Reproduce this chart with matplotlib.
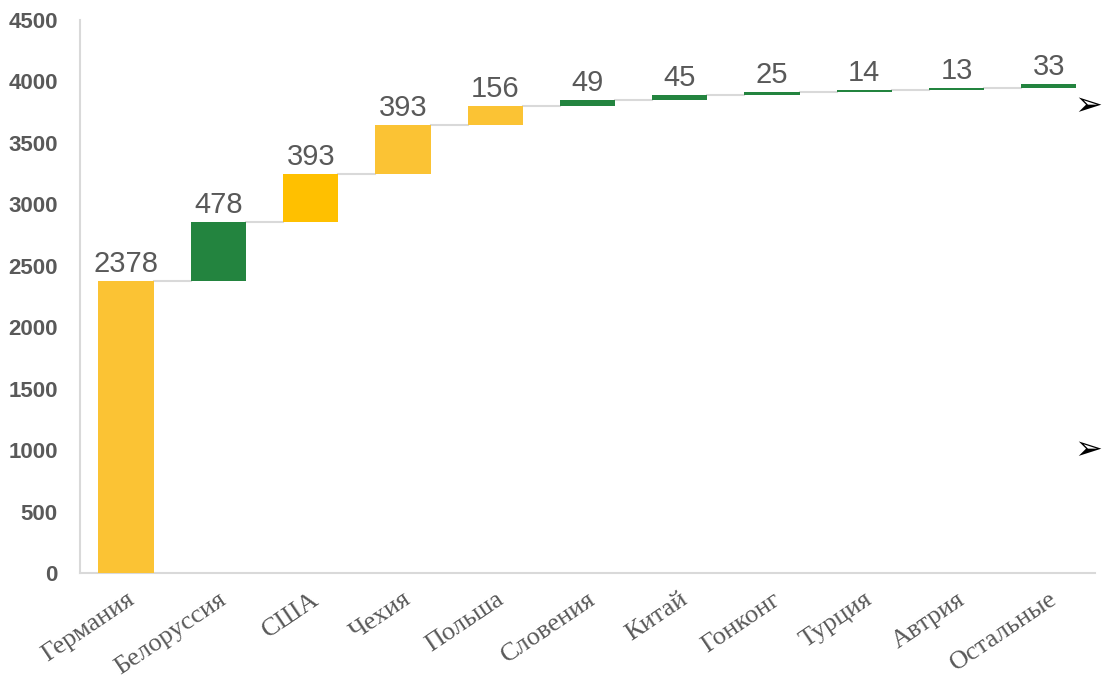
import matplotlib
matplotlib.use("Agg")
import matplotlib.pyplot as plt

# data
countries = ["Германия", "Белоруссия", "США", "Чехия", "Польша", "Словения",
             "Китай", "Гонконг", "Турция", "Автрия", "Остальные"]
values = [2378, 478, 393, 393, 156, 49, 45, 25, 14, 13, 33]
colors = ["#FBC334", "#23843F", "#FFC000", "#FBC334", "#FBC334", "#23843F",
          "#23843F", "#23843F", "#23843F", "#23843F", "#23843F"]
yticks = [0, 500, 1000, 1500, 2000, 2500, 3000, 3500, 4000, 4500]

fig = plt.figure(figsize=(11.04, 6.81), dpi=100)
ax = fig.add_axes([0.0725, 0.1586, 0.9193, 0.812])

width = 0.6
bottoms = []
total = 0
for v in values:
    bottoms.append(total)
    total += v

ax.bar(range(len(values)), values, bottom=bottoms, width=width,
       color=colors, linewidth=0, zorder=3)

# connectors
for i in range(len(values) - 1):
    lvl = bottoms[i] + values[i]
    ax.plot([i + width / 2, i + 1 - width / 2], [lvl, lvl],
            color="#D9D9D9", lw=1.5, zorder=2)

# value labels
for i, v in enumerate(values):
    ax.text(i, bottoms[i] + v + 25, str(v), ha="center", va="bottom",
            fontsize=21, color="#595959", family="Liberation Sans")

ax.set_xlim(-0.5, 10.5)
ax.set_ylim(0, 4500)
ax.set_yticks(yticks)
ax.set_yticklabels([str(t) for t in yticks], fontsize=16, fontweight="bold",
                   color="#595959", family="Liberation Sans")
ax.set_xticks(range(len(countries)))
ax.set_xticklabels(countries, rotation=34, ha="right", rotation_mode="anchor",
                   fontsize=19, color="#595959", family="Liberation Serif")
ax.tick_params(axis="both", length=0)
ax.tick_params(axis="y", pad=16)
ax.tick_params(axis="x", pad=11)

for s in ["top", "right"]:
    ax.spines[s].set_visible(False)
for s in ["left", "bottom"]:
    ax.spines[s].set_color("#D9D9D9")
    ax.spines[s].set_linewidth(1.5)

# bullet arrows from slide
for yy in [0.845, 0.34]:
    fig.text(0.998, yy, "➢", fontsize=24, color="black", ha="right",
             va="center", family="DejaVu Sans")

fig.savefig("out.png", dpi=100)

# # # # #

* Objective: Locate all lines in the listing above with the word "matplotlib". Copy them.

* The solution:
Reproduce this chart with matplotlib.
import matplotlib
matplotlib.use("Agg")
import matplotlib.pyplot as plt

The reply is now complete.